Meat is conservative – John Wayne believed in steak. Meat is traditional. Not just in the we-are-all-cavemen-at-bottom sense promoted by the people who stick to the so-called Stone Age diet for health reasons, but in the social sense. In Ireland eating meat is normal, it’s the ordinary thing to do. The instruction to “eat what you’re given” was emblazoned on our foreheads by hundreds of thousands of Irish mothers.
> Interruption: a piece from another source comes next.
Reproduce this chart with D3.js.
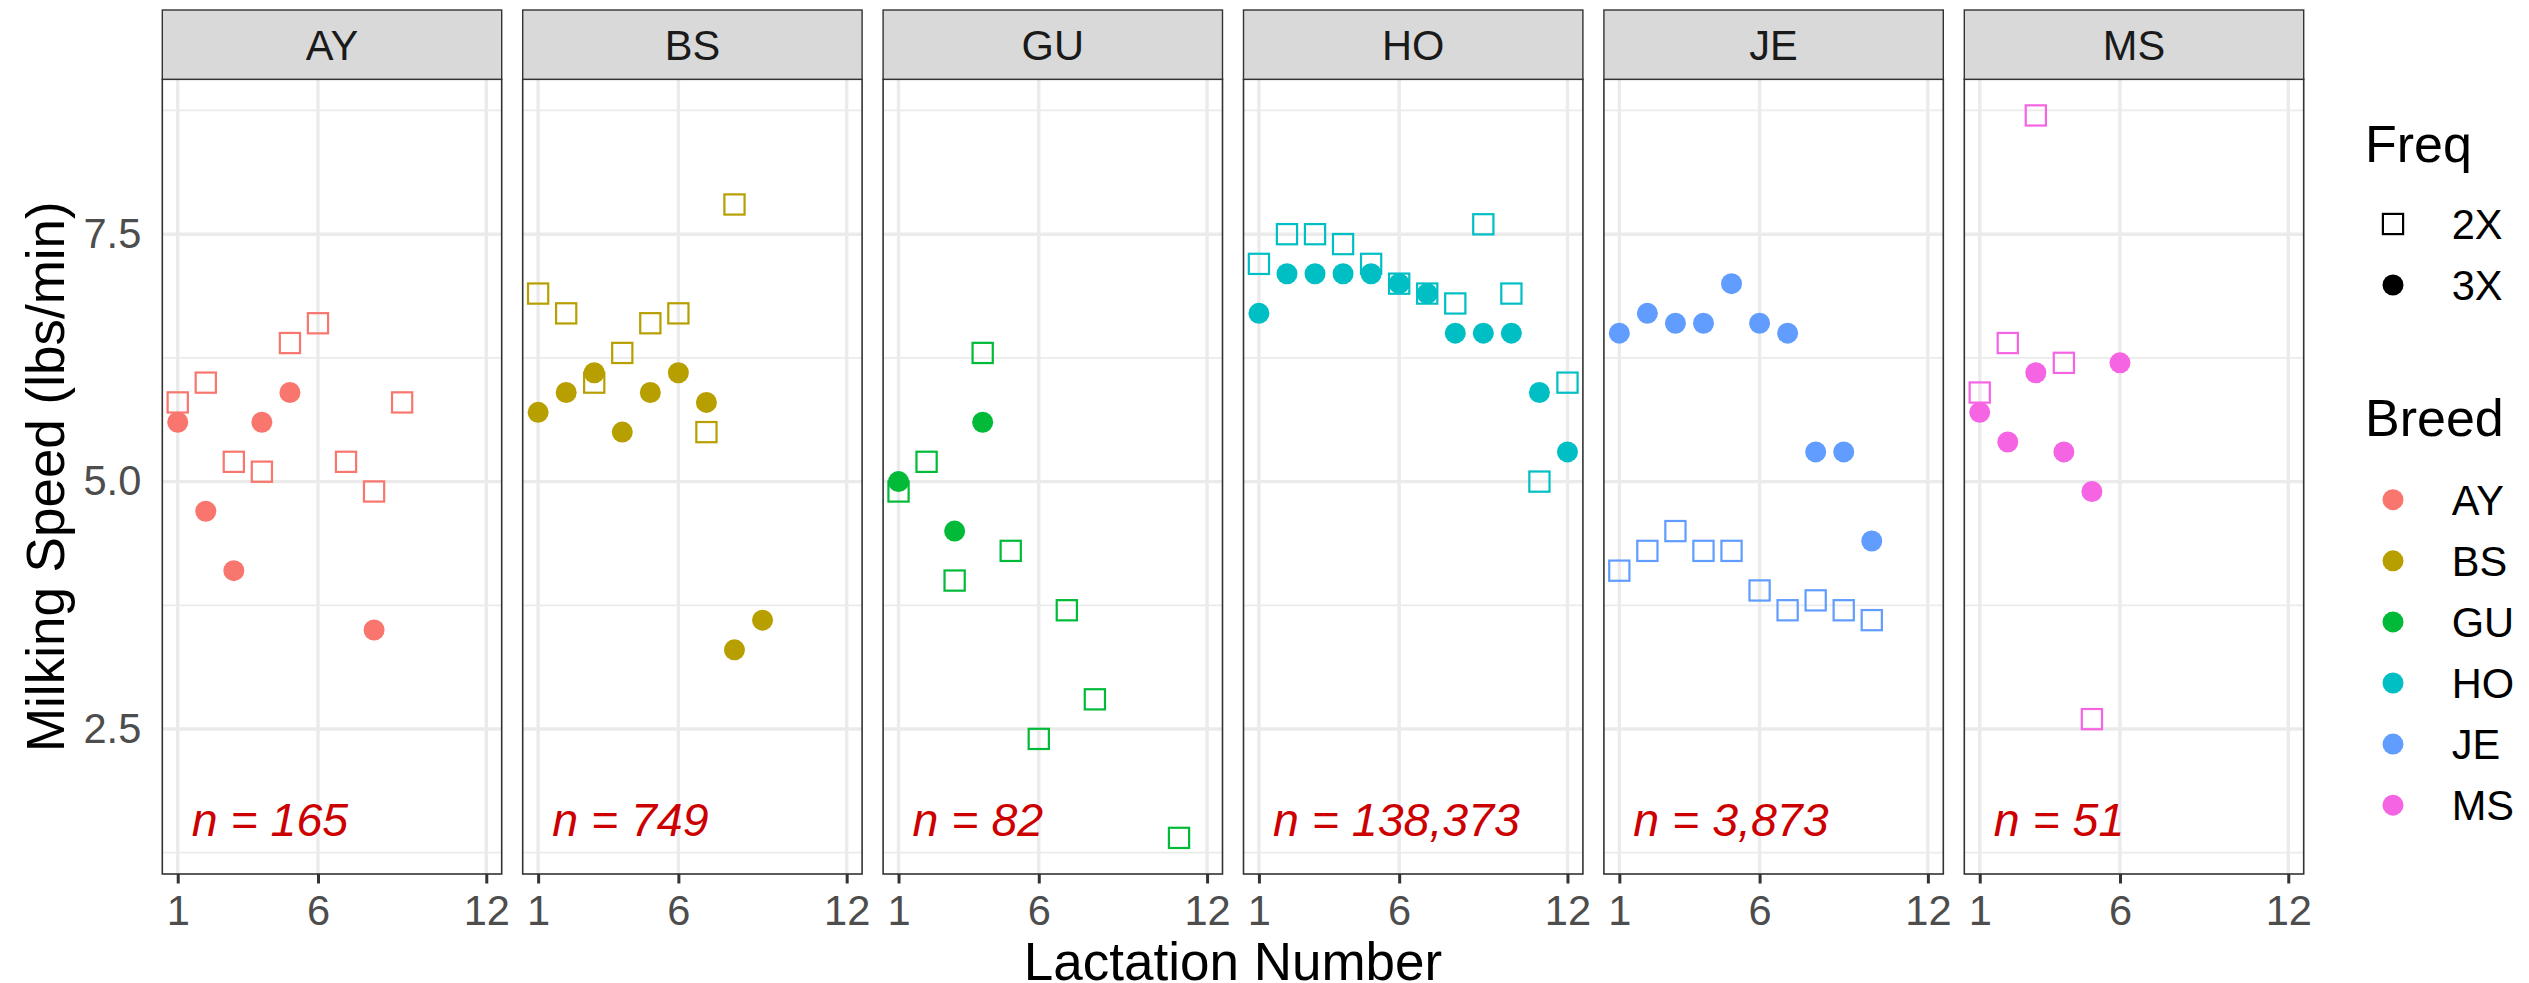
<!DOCTYPE html>
<html>
<head>
<meta charset="utf-8">
<script src="https://cdn.jsdelivr.net/npm/d3@7"></script>
<style>
  html, body { margin: 0; padding: 0; background: #ffffff; }
  svg { display: block; }
  text { font-family: "Liberation Sans", Arial, Helvetica, sans-serif; }
</style>
</head>
<body>
<script>
// ---------------- DATA ----------------
const breeds = ["AY", "BS", "GU", "HO", "JE", "MS"];
const freqs = ["2X", "3X"];
const nCows = [165, 749, 82, 138373, 3873, 51];
const xTicks = [1, 6, 12];
const yTicks = [2.5, 5.0, 7.5];
const yMinor = [1.25, 3.75, 6.25, 8.75];

const lactAY2X = [1, 2, 3, 4, 5, 6, 7, 8, 9];
const speedAY2X = [5.8, 6.0, 5.2, 5.1, 6.4, 6.6, 5.2, 4.9, 5.8];
const lactAY3X = [1, 2, 3, 4, 5, 8];
const speedAY3X = [5.6, 4.7, 4.1, 5.6, 5.9, 3.5];

const lactBS2X = [1, 2, 3, 4, 5, 6, 7, 8];
const speedBS2X = [6.9, 6.7, 6.0, 6.3, 6.6, 6.7, 5.5, 7.8];
const lactBS3X = [1, 2, 3, 4, 5, 6, 7, 8, 9];
const speedBS3X = [5.7, 5.9, 6.1, 5.5, 5.9, 6.1, 5.8, 3.3, 3.6];

const lactGU2X = [1, 2, 3, 4, 5, 6, 7, 8, 11];
const speedGU2X = [4.9, 5.2, 4.0, 6.3, 4.3, 2.4, 3.7, 2.8, 1.4];
const lactGU3X = [1, 3, 4];
const speedGU3X = [5.0, 4.5, 5.6];

const lactHO2X = [1, 2, 3, 4, 5, 6, 7, 8, 9, 10, 11, 12];
const speedHO2X = [7.2, 7.5, 7.5, 7.4, 7.2, 7.0, 6.9, 6.8, 7.6, 6.9, 5.0, 6.0];
const lactHO3X = [1, 2, 3, 4, 5, 6, 7, 8, 9, 10, 11, 12];
const speedHO3X = [6.7, 7.1, 7.1, 7.1, 7.1, 7.0, 6.9, 6.5, 6.5, 6.5, 5.9, 5.3];

const lactJE2X = [1, 2, 3, 4, 5, 6, 7, 8, 9, 10];
const speedJE2X = [4.1, 4.3, 4.5, 4.3, 4.3, 3.9, 3.7, 3.8, 3.7, 3.6];
const lactJE3X = [1, 2, 3, 4, 5, 6, 7, 8, 9, 10];
const speedJE3X = [6.5, 6.7, 6.6, 6.6, 7.0, 6.6, 6.5, 5.3, 5.3, 4.4];

const lactMS2X = [1, 2, 3, 4, 5];
const speedMS2X = [5.9, 6.4, 8.7, 6.2, 2.6];
const lactMS3X = [1, 2, 3, 4, 5, 6];
const speedMS3X = [5.7, 5.4, 6.1, 5.3, 4.9, 6.2];

// build a long table from the arrays
const seriesTable = [
  ["AY", "2X", lactAY2X, speedAY2X], ["AY", "3X", lactAY3X, speedAY3X],
  ["BS", "2X", lactBS2X, speedBS2X], ["BS", "3X", lactBS3X, speedBS3X],
  ["GU", "2X", lactGU2X, speedGU2X], ["GU", "3X", lactGU3X, speedGU3X],
  ["HO", "2X", lactHO2X, speedHO2X], ["HO", "3X", lactHO3X, speedHO3X],
  ["JE", "2X", lactJE2X, speedJE2X], ["JE", "3X", lactJE3X, speedJE3X],
  ["MS", "2X", lactMS2X, speedMS2X], ["MS", "3X", lactMS3X, speedMS3X]
];
const points = [];
seriesTable.forEach(([b, f, xs, ys]) => xs.forEach((x, i) => points.push({ breed: b, freq: f, lact: x, speed: ys[i] })));

// ---------------- LAYOUT ----------------
const W = 2529, H = 983;
const panelLeft0 = 162.3, panelW = 339.4, panelGap = 21;
const panelTop = 79.3, panelBottom = 874;
const stripTop = 10;
const small = 41.6, big = 53, nFont = 46.5;

const svg = d3.select("body").append("svg").attr("width", W).attr("height", H);
svg.append("rect").attr("width", W).attr("height", H).attr("fill", "#ffffff");

const color = d3.scaleOrdinal().domain(breeds)
  .range(["#F8766D", "#B79F00", "#00BA38", "#00BFC4", "#619CFF", "#F564E3"]);

const panelX = d3.scaleBand().domain(breeds)
  .range([panelLeft0, panelLeft0 + breeds.length * panelW + (breeds.length - 1) * panelGap])
  .paddingInner(panelGap / (panelW + panelGap)).paddingOuter(0);

const x = d3.scaleLinear().domain([0.45, 12.55]).range([0, panelW]);
const y = d3.scaleLinear().domain([1.035, 9.065]).range([panelBottom, panelTop]);

const sq = 20.2, sqStroke = 2.2, rPt = 10.5;
const fmt = d3.format(",");

breeds.forEach((b, bi) => {
  const g = svg.append("g").attr("transform", `translate(${panelX(b)},0)`);

  // grid
  g.selectAll(".ymin").data(yMinor).join("line")
    .attr("x1", 0).attr("x2", panelW).attr("y1", d => y(d)).attr("y2", d => y(d))
    .attr("stroke", "#EBEBEB").attr("stroke-width", 1.7);
  g.selectAll(".ymaj").data(yTicks).join("line")
    .attr("x1", 0).attr("x2", panelW).attr("y1", d => y(d)).attr("y2", d => y(d))
    .attr("stroke", "#EBEBEB").attr("stroke-width", 3.4);
  g.selectAll(".xmaj").data(xTicks).join("line")
    .attr("x1", d => x(d)).attr("x2", d => x(d)).attr("y1", panelTop).attr("y2", panelBottom)
    .attr("stroke", "#EBEBEB").attr("stroke-width", 3.4);

  const pts = points.filter(p => p.breed === b);
  // 2X squares first
  g.selectAll(".sq").data(pts.filter(p => p.freq === "2X")).join("rect")
    .attr("x", d => x(d.lact) - sq / 2).attr("y", d => y(d.speed) - sq / 2)
    .attr("width", sq).attr("height", sq)
    .attr("fill", "none").attr("stroke", color(b)).attr("stroke-width", sqStroke);
  g.selectAll(".ci").data(pts.filter(p => p.freq === "3X")).join("circle")
    .attr("cx", d => x(d.lact)).attr("cy", d => y(d.speed)).attr("r", rPt)
    .attr("fill", color(b));

  // n label
  g.append("text")
    .attr("x", x(1.5)).attr("y", y(1.5) + nFont * 0.18)
    .attr("font-size", nFont).attr("font-style", "italic").attr("fill", "#CC0000")
    .text("n = " + fmt(nCows[bi]));

  // panel border
  g.append("rect").attr("x", 0).attr("y", panelTop).attr("width", panelW).attr("height", panelBottom - panelTop)
    .attr("fill", "none").attr("stroke", "#333333").attr("stroke-width", 1.6);

  // strip
  g.append("rect").attr("x", 0).attr("y", stripTop).attr("width", panelW).attr("height", panelTop - stripTop)
    .attr("fill", "#D9D9D9").attr("stroke", "#333333").attr("stroke-width", 1.4);
  g.append("text").attr("x", panelW / 2).attr("y", (stripTop + panelTop) / 2 + small * 0.358)
    .attr("text-anchor", "middle").attr("font-size", small).attr("fill", "#1A1A1A").text(b);

  // x axis
  const xa = g.append("g").attr("transform", `translate(0,${panelBottom})`)
    .call(d3.axisBottom(x).tickValues(xTicks).tickSize(9.5).tickPadding(11.5).tickFormat(d3.format("d")));
  xa.select(".domain").remove();
  xa.selectAll(".tick line").attr("stroke", "#333333").attr("stroke-width", 3);
  xa.selectAll(".tick text").attr("font-size", small).attr("fill", "#4D4D4D")
    .attr("font-family", "'Liberation Sans', Arial, sans-serif");
});

// y axis (leftmost panel only, no ticks)
const ya = svg.append("g").attr("transform", `translate(${panelLeft0},0)`)
  .call(d3.axisLeft(y).tickValues(yTicks).tickSize(0).tickPadding(21).tickFormat(d3.format(".1f")));
ya.select(".domain").remove();
ya.selectAll(".tick text").attr("font-size", small).attr("fill", "#4D4D4D")
  .attr("font-family", "'Liberation Sans', Arial, sans-serif");

// axis titles
const panelsRight = panelX(breeds[breeds.length - 1]) + panelW;
svg.append("text").attr("x", (panelLeft0 + panelsRight) / 2).attr("y", 980)
  .attr("text-anchor", "middle").attr("font-size", big).attr("fill", "#000").text("Lactation Number");
svg.append("text").attr("transform", `translate(64,${(panelTop + panelBottom) / 2}) rotate(-90)`)
  .attr("text-anchor", "middle").attr("font-size", big).attr("fill", "#000").text("Milking Speed (lbs/min)");

// ---------------- LEGEND ----------------
const lg = svg.append("g");
const keyX = 2393, labX = 2451.7, titleX = 2365;
lg.append("text").attr("x", titleX).attr("y", 162).attr("font-size", 52).text("Freq");
const freqY = [224, 285];
freqs.forEach((f, i) => {
  if (f === "2X") {
    lg.append("rect").attr("x", keyX - sq / 2).attr("y", freqY[i] - sq / 2).attr("width", sq).attr("height", sq)
      .attr("fill", "none").attr("stroke", "#000").attr("stroke-width", sqStroke);
  } else {
    lg.append("circle").attr("cx", keyX).attr("cy", freqY[i]).attr("r", rPt).attr("fill", "#000");
  }
  lg.append("text").attr("x", labX).attr("y", freqY[i] + small * 0.358).attr("font-size", small).attr("fill", "#000").text(f);
});
lg.append("text").attr("x", titleX).attr("y", 436).attr("font-size", 52).text("Breed");
breeds.forEach((b, i) => {
  const cy = 499.7 + i * 61.1;
  lg.append("circle").attr("cx", keyX).attr("cy", cy).attr("r", rPt).attr("fill", color(b));
  lg.append("text").attr("x", labX).attr("y", cy + small * 0.358).attr("font-size", small).attr("fill", "#000").text(b);
});
</script>
</body>
</html>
They raised numberless ranks of unquestioning consumers, and for mostly good reasons, of which politeness and social acceptance were only two.
Not to eat meat is to set oneself apart somehow, to make a fuss, if not a show of yourself – all of which are taken to be signs of fancy-pants narcissism, and therefore strongly discouraged in Ireland.
Thankless task
In the 50 years of our most enormous social change meat eating has gone from being a sign of unusual prosperity to being a signifier of the common people; and, without getting all Jarvis Cocker about it, that’s probably a good thing. Meat is respectable.
The problem is that, as with alcohol, abstaining from it following an Irish convention, even for a couple of days out of the seven, is a pretty thankless task. Refusing alcohol in Ireland brings out an aggressive line of questioning which is amazing to witness even for those of us who still drink alcohol. Abstaining from meat is not encouraged, at any level: attractive alternatives are not provided. Meat is simply the norm.
Now we’re learning that the international meat trade is run on clandestine lines which are reminiscent of the tax arrangements of some of our more exotic politicians and bankers. Who would have thought our meat could be made that dirty?
It is a long way from the delicious, high-quality meat that this country produces. But of course that stuff is all exported to people who value it enough to pay for it.